Stated goal » Give an exact transcription of every line, dropping the images.

** Begin **

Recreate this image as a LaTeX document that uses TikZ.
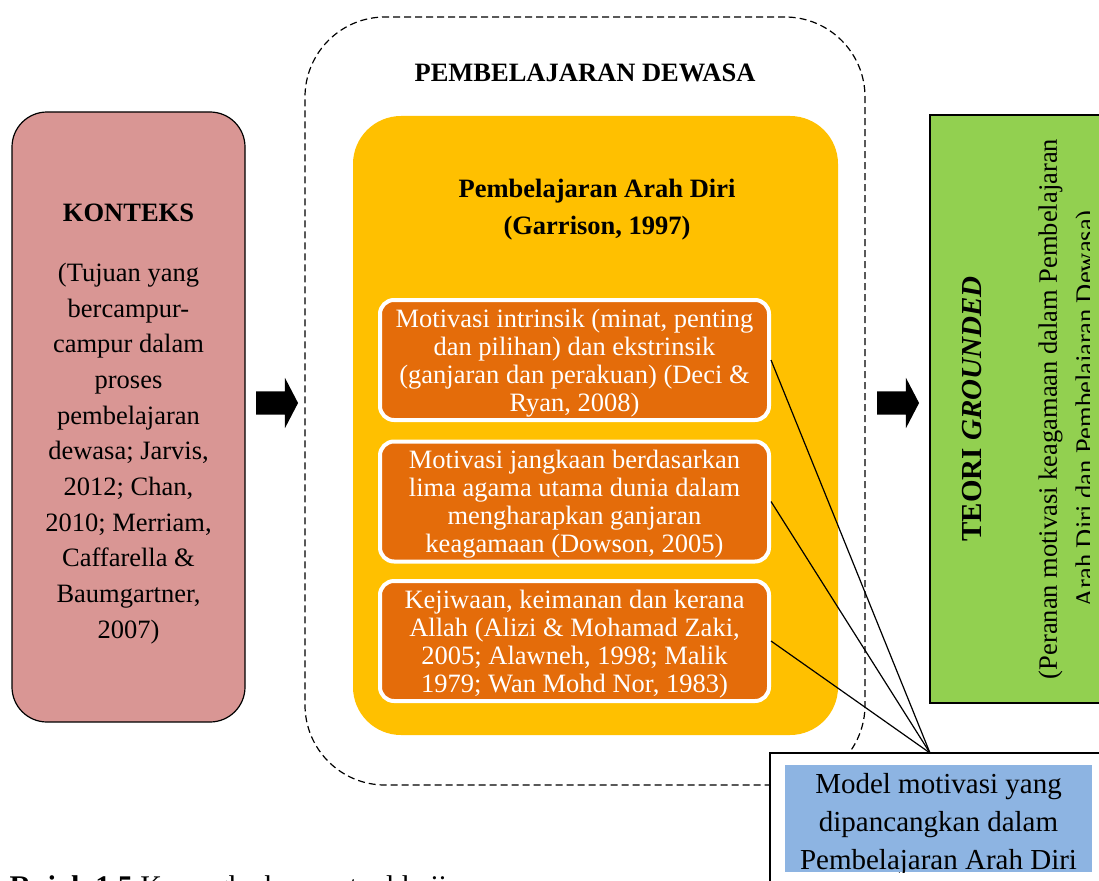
\documentclass[tikz,border=0pt]{standalone}
\usepackage{fontspec}
\setmainfont{Liberation Serif}
\usetikzlibrary{shapes.arrows}
\definecolor{merahjambu}{RGB}{217,150,148}
\definecolor{kuning}{RGB}{255,192,0}
\definecolor{jingga}{RGB}{228,108,10}
\definecolor{hijau}{RGB}{146,208,80}
\definecolor{biru}{RGB}{141,180,226}
\begin{document}
\begin{tikzpicture}[x=1pt,y=-1pt,
  kotak/.style={draw,line width=1.2pt,inner sep=0pt},
  motif/.style={draw=white,line width=4pt,fill=jingga,rounded corners=14pt,
    minimum width=389pt,minimum height=120pt,align=center,text=white,
    font=\fontsize{26.5}{28}\selectfont,inner sep=0pt,text depth=0pt},
  anak/.style={single arrow,fill=black,minimum height=42pt,minimum width=50pt,
    text height=23pt,text depth=0pt,single arrow head extend=13.5pt,
    single arrow tip angle=125,inner sep=0pt}]
\useasboundingbox (0,0) rectangle (1099,880);
\clip (0,0) rectangle (1099,880);
% konteks
\node[kotak,fill=merahjambu,rounded corners=35pt,minimum width=233pt,minimum height=610pt] (konteks) at (128.5,417) {};
\node[align=center,font=\fontsize{26.5}{35.7}\selectfont] (konteksteks) at (128.5,424)
  {\textbf{KONTEKS}\\[24pt](Tujuan yang\\bercampur-\\campur dalam\\proses\\pembelajaran\\
   dewasa; Jarvis,\\2012; Chan,\\2010; Merriam,\\Caffarella \&\\Baumgartner,\\2007)};
% pembelajaran dewasa
\node[draw,dashed,line width=1.2pt,dash pattern=on 7pt off 4pt,rounded corners=80pt,
  minimum width=560pt,minimum height=768pt] (dewasa) at (585,401) {};
\node[font=\bfseries\fontsize{26.5}{28}\selectfont] (judul) at (585,73) {PEMBELAJARAN DEWASA};
\node[fill=kuning,rounded corners=48pt,minimum width=485pt,minimum height=619pt] (arahdiri) at (595.5,425.5) {};
\node[font=\bfseries\fontsize{26.5}{37}\selectfont,align=center] (garrison) at (597,210)
  {Pembelajaran Arah Diri\\(Garrison, 1997)};
\node[motif] (m1) at (574.5,360) {Motivasi intrinsik (minat, penting\\dan pilihan) dan ekstrinsik\\
  (ganjaran dan perakuan) (Deci \&\\Ryan, 2008)};
\node[motif] (m2) at (574.5,501.5) {Motivasi jangkaan berdasarkan\\lima agama utama dunia dalam\\
  mengharapkan ganjaran\\keagamaan (Dowson, 2005)};
\node[motif] (m3) at (574.5,641) {Kejiwaan, keimanan dan kerana\\Allah (Alizi \& Mohamad Zaki,\\
  2005; Alawneh, 1998; Malik\\1979; Wan Mohd Nor, 1983)};
% anak panah
\node[anak] (anak1) at (274,403) {};
\node[anak] (anak2) at (895,403) {};
% teori grounded
\node[kotak,fill=hijau,rotate=90,minimum width=588pt,minimum height=200pt] (teori) at (1030,409) {};
\begin{scope}
\clip (930,115) rectangle (1089,703);
\node[rotate=90,align=center,font=\fontsize{26.5}{37}\selectfont] (teoriteks) at (1031,409)
  {{\bfseries\fontsize{29}{30}\selectfont TEORI \textit{GROUNDED}}\\[38pt]
   (Peranan motivasi keagamaan dalam Pembelajaran\\Arah Diri dan Pembelajaran Dewasa)};
\end{scope}
% model
\coordinate (temu) at (930,753);
\foreach \m in {m1,m2,m3}
  \draw[line width=1.2pt] (\m.east) -- (temu);
\node[kotak,fill=white,minimum width=340pt,minimum height=160pt] (model) at (940,833) {};
\node[fill=biru,minimum width=307pt,minimum height=107pt,inner sep=0pt] (ringkas) at (938.5,818.5) {};
\begin{scope}
\clip (ringkas.north west) rectangle (ringkas.south east);
\node[align=center,font=\fontsize{29}{38}\selectfont] (modelteks) at (938.5,824.5)
  {Model motivasi yang\\dipancangkan dalam\\Pembelajaran Arah Diri};
\end{scope}
\node[anchor=base west,font=\fontsize{30}{32}\selectfont] (rajah) at (6,896)
  {\textbf{Rajah 1.5} Kerangka konseptual kajian};
\end{tikzpicture}
\end{document}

** End **

Task response »
Recreate this image as a LaTeX document that uses TikZ.
\documentclass[tikz,border=0pt]{standalone}
\usepackage{fontspec}
\setmainfont{Liberation Serif}
\usetikzlibrary{shapes.arrows}
\definecolor{merahjambu}{RGB}{217,150,148}
\definecolor{kuning}{RGB}{255,192,0}
\definecolor{jingga}{RGB}{228,108,10}
\definecolor{hijau}{RGB}{146,208,80}
\definecolor{biru}{RGB}{141,180,226}
\begin{document}
\begin{tikzpicture}[x=1pt,y=-1pt,
  kotak/.style={draw,line width=1.2pt,inner sep=0pt},
  motif/.style={draw=white,line width=4pt,fill=jingga,rounded corners=14pt,
    minimum width=389pt,minimum height=120pt,align=center,text=white,
    font=\fontsize{26.5}{28}\selectfont,inner sep=0pt,text depth=0pt},
  anak/.style={single arrow,fill=black,minimum height=42pt,minimum width=50pt,
    text height=23pt,text depth=0pt,single arrow head extend=13.5pt,
    single arrow tip angle=125,inner sep=0pt}]
\useasboundingbox (0,0) rectangle (1099,880);
\clip (0,0) rectangle (1099,880);
% konteks
\node[kotak,fill=merahjambu,rounded corners=35pt,minimum width=233pt,minimum height=610pt] (konteks) at (128.5,417) {};
\node[align=center,font=\fontsize{26.5}{35.7}\selectfont] (konteksteks) at (128.5,424)
  {\textbf{KONTEKS}\\[24pt](Tujuan yang\\bercampur-\\campur dalam\\proses\\pembelajaran\\
   dewasa; Jarvis,\\2012; Chan,\\2010; Merriam,\\Caffarella \&\\Baumgartner,\\2007)};
% pembelajaran dewasa
\node[draw,dashed,line width=1.2pt,dash pattern=on 7pt off 4pt,rounded corners=80pt,
  minimum width=560pt,minimum height=768pt] (dewasa) at (585,401) {};
\node[font=\bfseries\fontsize{26.5}{28}\selectfont] (judul) at (585,73) {PEMBELAJARAN DEWASA};
\node[fill=kuning,rounded corners=48pt,minimum width=485pt,minimum height=619pt] (arahdiri) at (595.5,425.5) {};
\node[font=\bfseries\fontsize{26.5}{37}\selectfont,align=center] (garrison) at (597,210)
  {Pembelajaran Arah Diri\\(Garrison, 1997)};
\node[motif] (m1) at (574.5,360) {Motivasi intrinsik (minat, penting\\dan pilihan) dan ekstrinsik\\
  (ganjaran dan perakuan) (Deci \&\\Ryan, 2008)};
\node[motif] (m2) at (574.5,501.5) {Motivasi jangkaan berdasarkan\\lima agama utama dunia dalam\\
  mengharapkan ganjaran\\keagamaan (Dowson, 2005)};
\node[motif] (m3) at (574.5,641) {Kejiwaan, keimanan dan kerana\\Allah (Alizi \& Mohamad Zaki,\\
  2005; Alawneh, 1998; Malik\\1979; Wan Mohd Nor, 1983)};
% anak panah
\node[anak] (anak1) at (274,403) {};
\node[anak] (anak2) at (895,403) {};
% teori grounded
\node[kotak,fill=hijau,rotate=90,minimum width=588pt,minimum height=200pt] (teori) at (1030,409) {};
\begin{scope}
\clip (930,115) rectangle (1089,703);
\node[rotate=90,align=center,font=\fontsize{26.5}{37}\selectfont] (teoriteks) at (1031,409)
  {{\bfseries\fontsize{29}{30}\selectfont TEORI \textit{GROUNDED}}\\[38pt]
   (Peranan motivasi keagamaan dalam Pembelajaran\\Arah Diri dan Pembelajaran Dewasa)};
\end{scope}
% model
\coordinate (temu) at (930,753);
\foreach \m in {m1,m2,m3}
  \draw[line width=1.2pt] (\m.east) -- (temu);
\node[kotak,fill=white,minimum width=340pt,minimum height=160pt] (model) at (940,833) {};
\node[fill=biru,minimum width=307pt,minimum height=107pt,inner sep=0pt] (ringkas) at (938.5,818.5) {};
\begin{scope}
\clip (ringkas.north west) rectangle (ringkas.south east);
\node[align=center,font=\fontsize{29}{38}\selectfont] (modelteks) at (938.5,824.5)
  {Model motivasi yang\\dipancangkan dalam\\Pembelajaran Arah Diri};
\end{scope}
\node[anchor=base west,font=\fontsize{30}{32}\selectfont] (rajah) at (6,896)
  {\textbf{Rajah 1.5} Kerangka konseptual kajian};
\end{tikzpicture}
\end{document}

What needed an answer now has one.